Patti Hirahara with Washington State University President Kirk Schulz. • Photo by Steve Nakata, WSU

After donating over 2,000 photos taken by her father and grandfather while in an incarceration camp during World War II, Patti Hirahara dedicated her life to promoting the collection and educating others about the legacy of Japanese Americans. As a result, WSU has chosen to celebrate Hirahara with the Honorary Alumna Award, making her the first Japanese American to receive the title since its inception 52 years ago.

Hirahara’s father, grandparents, and great-grandparents were forced to leave their homes in Yakima, Wash. under the direction of Executive Order 9066, which authorized the the creation of certain military zones, clearing the way for the incarceration of Japanese Americans in U.S. concentration camps.

During their time at Wyoming’s Heart Mountain Relocation Center, her father Frank and grandfather George documented everyday life inside the camp, developing and printing their photos in a secret underground darkroom built under the family’s barrack. As a citizen of Japan, at the time George was not allowed to own camera equipment, but his son Frank, as a U.S. citizen, could possess photographic equipment. Frank ultimately graduated from WSU where he earned a bachelor’s degree in electrical engineering in 1948.

2011 Collection Dedication: Patti Hirahara spoke at WSU in 2011 about the donation of her family’s over 2,000 Heart Mountain photographs to the WSU Libraries MASC and the announcement of the National Park Service’s Japanese American Confinement Sites Grant awarded to WSU. • Photo by Steve Nakata, WSU

In 2010, Hirahara donated the original negatives and photos taken by her family to WSU Libraries. The collection is considered to be the largest private collection of photos taken by amateur photographers in Heart Mountain. The library subsequently received funding from the National Park Service’s Japanese American Confinement Sites Grant Program to preserve, clean, and digitize the negatives for future generations. Now accessible to the public online, filmmakers, authors, the FDR Presidential LIbrary, and the Smithsonian have all utilized the photos.
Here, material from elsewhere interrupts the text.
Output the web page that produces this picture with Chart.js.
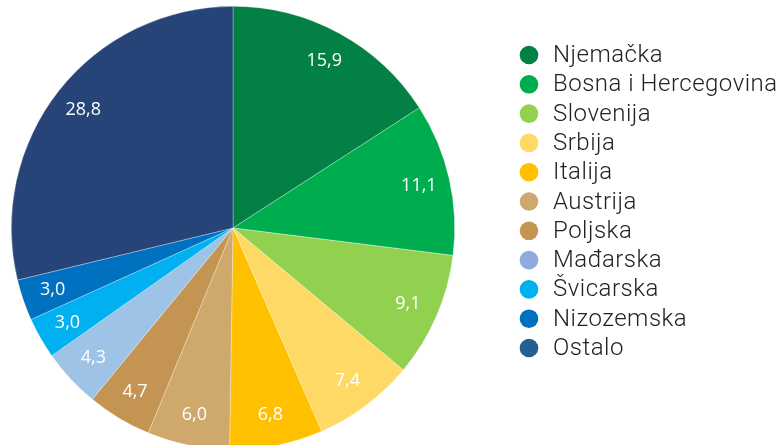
<!DOCTYPE html>
<html lang="hr">
<head>
    <meta charset="UTF-8">
    <title>Pie</title>
    <script src="https://cdn.jsdelivr.net/npm/chart.js"></script>
    <style>
        html, body { margin: 0; padding: 0; background: #fff; overflow: hidden; }
        #wrap { width: 780px; height: 456px; }
    </style>
</head>
<body>
    <div id="wrap">
        <canvas id="pieChart" width="780" height="456"></canvas>
    </div>

    <script>
        // data
        const countries = ['Njemačka', 'Bosna i Hercegovina', 'Slovenija', 'Srbija', 'Italija', 'Austrija',
            'Poljska', 'Mađarska', 'Švicarska', 'Nizozemska', 'Ostalo'];
        const shares = [15.9, 11.1, 9.1, 7.4, 6.8, 6.0, 4.7, 4.3, 3.0, 3.0, 28.8];
        const sliceColors = ['#038044', '#00AD4E', '#92D050', '#FFD966', '#FFC000', '#CFA86C',
            '#C39452', '#9DC3E6', '#00B0F0', '#0070C0', '#264478'];
        const legendColors = ['#038044', '#00AD4E', '#92D050', '#FFD966', '#FFC000', '#CFA86C',
            '#C39452', '#8FAADC', '#00B0F0', '#0070C0', '#255E91'];

        // value labels inside slices
        const sliceLabels = {
            id: 'sliceLabels',
            afterDatasetsDraw(chart) {
                const ctx = chart.ctx;
                const meta = chart.getDatasetMeta(0);
                ctx.save();
                ctx.fillStyle = '#fff';
                ctx.font = '18px "Open Sans"';
                ctx.textAlign = 'center';
                ctx.textBaseline = 'middle';
                meta.data.forEach((arc, i) => {
                    const mid = (arc.startAngle + arc.endAngle) / 2;
                    const r = arc.outerRadius * 0.86;
                    const x = arc.x + Math.cos(mid) * r;
                    const y = arc.y + Math.sin(mid) * r;
                    ctx.fillText(shares[i].toFixed(1).replace('.', ','), x, y);
                });
                ctx.restore();
            }
        };

        // legend on the right
        const sideLegend = {
            id: 'sideLegend',
            afterDraw(chart) {
                const ctx = chart.ctx;
                ctx.save();
                ctx.font = '300 24px Roboto';
                ctx.letterSpacing = '0.5px';
                ctx.textBaseline = 'middle';
                chart.data.labels.forEach((lbl, i) => {
                    const y = 55 + i * 29.3;
                    ctx.fillStyle = legendColors[i];
                    ctx.beginPath();
                    ctx.arc(529, y, 9.3, 0, Math.PI * 2);
                    ctx.fill();
                    ctx.fillStyle = '#222';
                    ctx.fillText(lbl, 553, y + 1);
                });
                ctx.restore();
            }
        };

        const ctx = document.getElementById('pieChart').getContext('2d');
        new Chart(ctx, {
            type: 'pie',
            data: {
                labels: countries,
                datasets: [{
                    data: shares,
                    backgroundColor: sliceColors,
                    borderColor: 'rgba(255,255,255,0.5)',
                    borderWidth: 0.6
                }]
            },
            options: {
                responsive: false,
                animation: false,
                layout: { padding: { left: 11, right: 325, top: 6, bottom: 6 } },
                plugins: {
                    legend: { display: false },
                    tooltip: { enabled: false }
                }
            },
            plugins: [sliceLabels, sideLegend]
        });
    </script>
</body>
</html>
Additionally, Hirahara worked for more than six years locating the people on the photos and sharing what she found with family descendants, commiting her life to sharing her family’s story and the legacy of internment with students at WSU, establishing the Frank C. Hirahara Excellence Fund in her father’s memory.

This year marks the 75th anniversary of when her father and grandfather began taking photos in the camp, making receiving the award particularly poignant for Hirahara and cementing her family’s place in history.